In an era where AI models devour terabytes of data, the European Union has decided to say: “Learning is fine, but get permission first.” The new Code of Practice for general-purpose AI models doesn’t work miracles, but it lays out clear guidelines to ensure that AI training doesn’t cross the copyright line—legally or ethically.
The Rules of the Game: Law Before Innovation
The Code’s mission? To create a unified digital market that encourages innovation while safeguarding health, safety, the environment, and fundamental rights. In short: Yes to AI, but not at any cost. Particular attention is given to compliance with Articles 53 and 55 of the AI Act, turning abstract obligations into concrete steps.

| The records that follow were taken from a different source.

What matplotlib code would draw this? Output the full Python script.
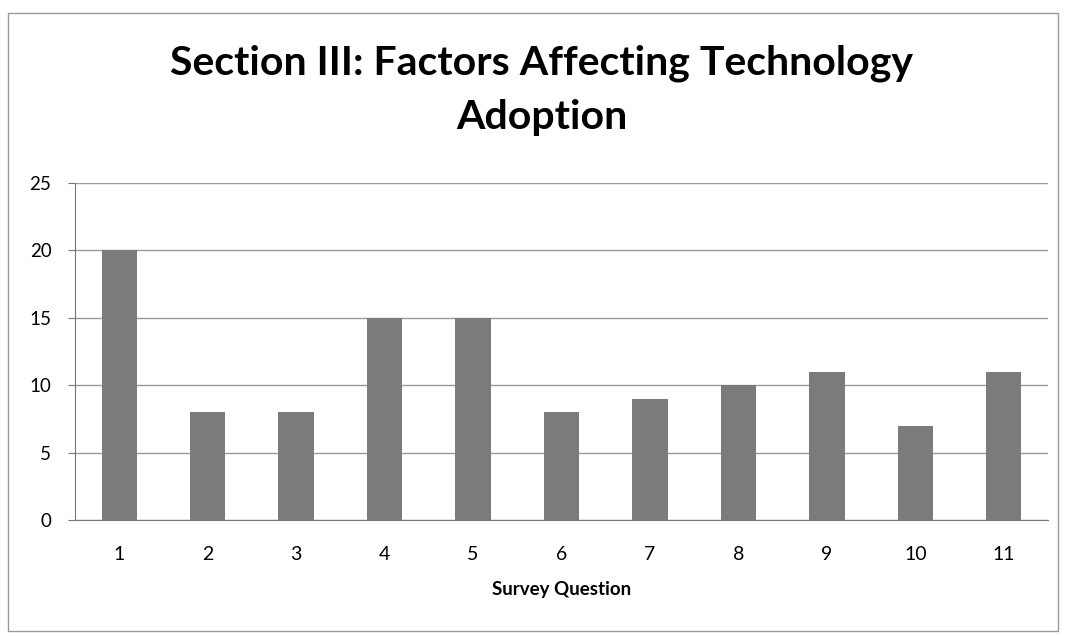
import matplotlib
matplotlib.use('Agg')
import matplotlib.pyplot as plt
import numpy as np
from matplotlib.patches import Rectangle

plt.rcParams['font.family'] = ['Lato', 'DejaVu Sans']

# survey questions and response counts
questions = ['1', '2', '3', '4', '5', '6', '7', '8', '9', '10', '11']
counts = [20, 8, 8, 15, 15, 8, 9, 10, 11, 7, 11]
yticks = [0, 5, 10, 15, 20, 25]

fig = plt.figure(figsize=(10.66, 6.37), dpi=100)
ax = fig.add_axes([75 / 1066, 1 - 520 / 637, (1048 - 75) / 1066, (520 - 183) / 637])

x = np.arange(len(questions))
ax.bar(x, counts, width=0.4, color='#7b7b7b', zorder=3)

ax.set_xlim(-0.5, len(questions) - 0.5)
ax.set_ylim(0, 25)
ax.set_yticks(yticks)
ax.set_xticks(x)
ax.set_xticklabels(questions)
ax.yaxis.grid(True, color='#9a9a9a', linewidth=1.0, zorder=0)
ax.tick_params(axis='y', length=5, color='#777777', labelsize=13.5, pad=12)
ax.tick_params(axis='x', length=0, labelsize=14, pad=19)

for side in ['top', 'right']:
    ax.spines[side].set_visible(False)
for side in ['left', 'bottom']:
    ax.spines[side].set_color('#777777')

ax.set_xlabel('Survey Question', fontsize=13.5, fontweight='bold', labelpad=13)

fig.text(0.508, 1 - 63 / 637, 'Section III: Factors Affecting Technology',
         ha='center', va='center', fontsize=29.5, fontweight='bold')
fig.text(0.508, 1 - 118 / 637, 'Adoption',
         ha='center', va='center', fontsize=29.5, fontweight='bold')

# outer chart border
fig.patches.append(Rectangle((8 / 1066, 6 / 637), 1050 / 1066, 618 / 637,
                             transform=fig.transFigure, fill=False,
                             edgecolor='#9a9a9a', linewidth=1.0))

fig.savefig('out.png', dpi=100)
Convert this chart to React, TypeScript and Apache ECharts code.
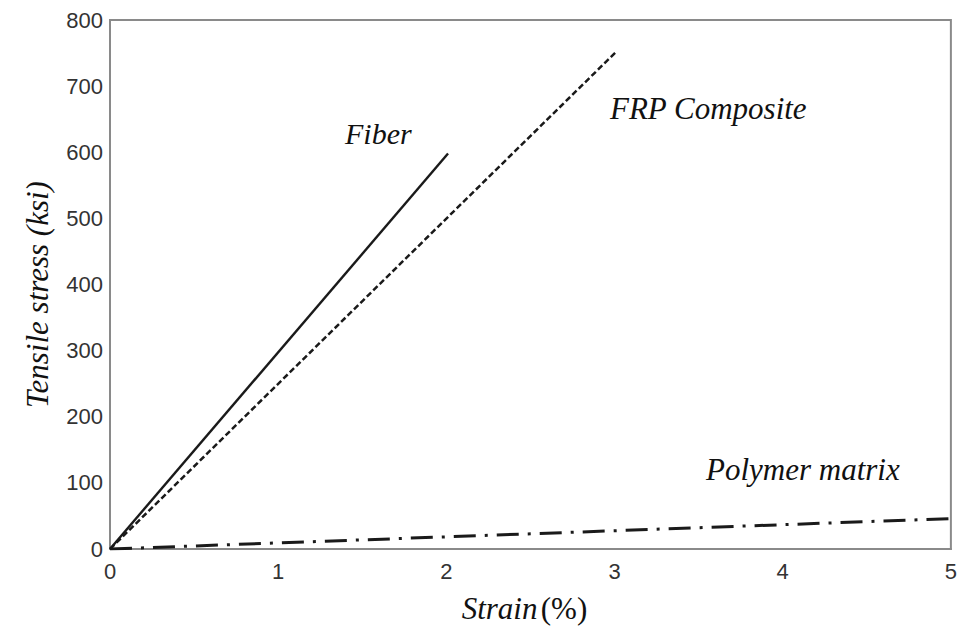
import React, { useEffect, useRef } from "react";
import * as echarts from "echarts";

const xTicks = [0, 1, 2, 3, 4, 5];
const yTicks = [0, 100, 200, 300, 400, 500, 600, 700, 800];

const fiberStrain = [0, 2.01];
const fiberStress = [0, 598];

const frpStrain = [0, 3.01];
const frpStress = [0, 752];

const polymerStrain = [0, 5];
const polymerStress = [0, 46];

const labels = ["Fiber", "FRP Composite", "Polymer matrix"];

const zip = (a: number[], b: number[]) => a.map((v, i) => [v, b[i]]);

export default function App() {
  const ref = useRef<HTMLDivElement>(null);
  useEffect(() => {
    document.body.style.margin = "0";
    if (!ref.current) return;
    const chart = echarts.init(ref.current, null, { renderer: "svg" });
    const serif = "'Liberation Serif', 'Times New Roman', serif";
    const sans = "'Liberation Sans', Arial, sans-serif";
    chart.setOption({
      animation: false,
      backgroundColor: "#ffffff",
      grid: {
        left: 110,
        right: 3,
        top: 20,
        bottom: 76,
        show: true,
        borderColor: "#8a8a8a",
        borderWidth: 2,
      },
      xAxis: {
        type: "value",
        min: xTicks[0],
        max: xTicks[xTicks.length - 1],
        interval: 1,
        axisLine: { show: true, lineStyle: { color: "#8a8a8a", width: 2 } },
        axisTick: { show: false },
        splitLine: { show: false },
        axisLabel: { color: "#333", fontFamily: sans, fontSize: 22, margin: 11 },
        name: "{i|Strain} {n|(%)}",
        nameLocation: "middle",
        nameGap: 44,
        nameTextStyle: {
          padding: [0, 12, 0, 0],
          rich: {
            i: { fontFamily: serif, fontStyle: "italic", fontSize: 31, color: "#111" },
            n: { fontFamily: serif, fontSize: 31, color: "#111" },
          },
        },
      },
      yAxis: {
        type: "value",
        min: yTicks[0],
        max: yTicks[yTicks.length - 1],
        interval: 100,
        axisLine: { show: true, lineStyle: { color: "#8a8a8a", width: 2 } },
        axisTick: { show: false },
        splitLine: { show: false },
        axisLabel: { color: "#333", fontFamily: sans, fontSize: 22, margin: 7 },
        name: "Tensile stress (ksi)",
        nameLocation: "middle",
        nameRotate: 90,
        nameGap: 57,
        nameTextStyle: {
          fontFamily: serif,
          fontStyle: "italic",
          fontSize: 31,
          color: "#111",
          padding: [0, 20, 0, 0],
        },
      },
      series: [
        {
          name: labels[0],
          type: "line",
          data: zip(fiberStrain, fiberStress),
          symbol: "none",
          lineStyle: { color: "#1a1a1a", width: 2.4, type: "solid" },
        },
        {
          name: labels[1],
          type: "line",
          data: zip(frpStrain, frpStress),
          symbol: "none",
          lineStyle: { color: "#1a1a1a", width: 2.5, type: [6, 3] },
        },
        {
          name: labels[2],
          type: "line",
          data: zip(polymerStrain, polymerStress),
          symbol: "none",
          lineStyle: { color: "#1a1a1a", width: 3, type: [22, 9, 3, 9] },
        },
      ],
      graphic: [
        {
          type: "text",
          x: 345,
          y: 133,
          style: {
            text: labels[0],
            font: `italic 30px ${serif}`,
            fill: "#111",
            verticalAlign: "middle",
          },
        },
        {
          type: "text",
          x: 610,
          y: 108,
          style: {
            text: labels[1],
            font: `italic 31px ${serif}`,
            fill: "#111",
            verticalAlign: "middle",
          },
        },
        {
          type: "text",
          x: 706,
          y: 469,
          style: {
            text: labels[2],
            font: `italic 31px ${serif}`,
            fill: "#111",
            verticalAlign: "middle",
          },
        },
      ],
    });
    return () => chart.dispose();
  }, []);
  return <div ref={ref} style={{ width: 960, height: 629 }} />;
}
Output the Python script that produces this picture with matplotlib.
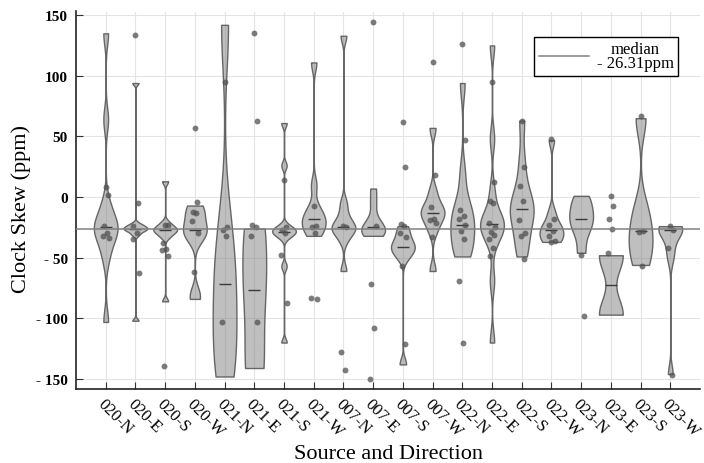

Copyright Isn’t Just Window Dressing
The copyright chapter reminds us that EU law is not optional. AI models operating in the EU market must respect the limitations set for text and data mining (TDM), which means:
- No bypassing paywalls;
- No scraping from websites known to be persistent copyright infringers;
- Respecting rights reservations via robots.txt or other machine-readable signals.
“robots.txt” Is the New “Do Not Disturb”
One particularly interesting requirement is using tech that reads and obeys tags like robots.txt. If a site says “don’t crawl me,” the AI model must listen. Ignore that, and you’re walking into a legal minefield.
Responsibility Isn’t for Outsourcing
Signatories of the Code can’t hide behind their tech. They must:
- Have an internal copyright policy;
- Publish a summary of that policy;
- Provide a clear contact point for copyright complaints;
- And, crucially, implement safeguards to avoid generating outputs that replicate copyrighted content.
Why This Matters
Because uncontrolled AI can become a copyright cowboy—harming both creators and public trust. The EU is aiming for balance: don’t stifle innovation, but don’t trample the law either. It’s a clear signal to AI developers: the Wild West days are over.
If AI wants to be a digital citizen of the EU, it has to follow the rules. Not just in spirit, but through tangible mechanisms, policies, and accountability.
Europe says: “Didn’t train legally? No certificate.”
And that’s a message the AI industry would do well to take seriously. Regulation is coming. And it’s bringing robots.txt with it.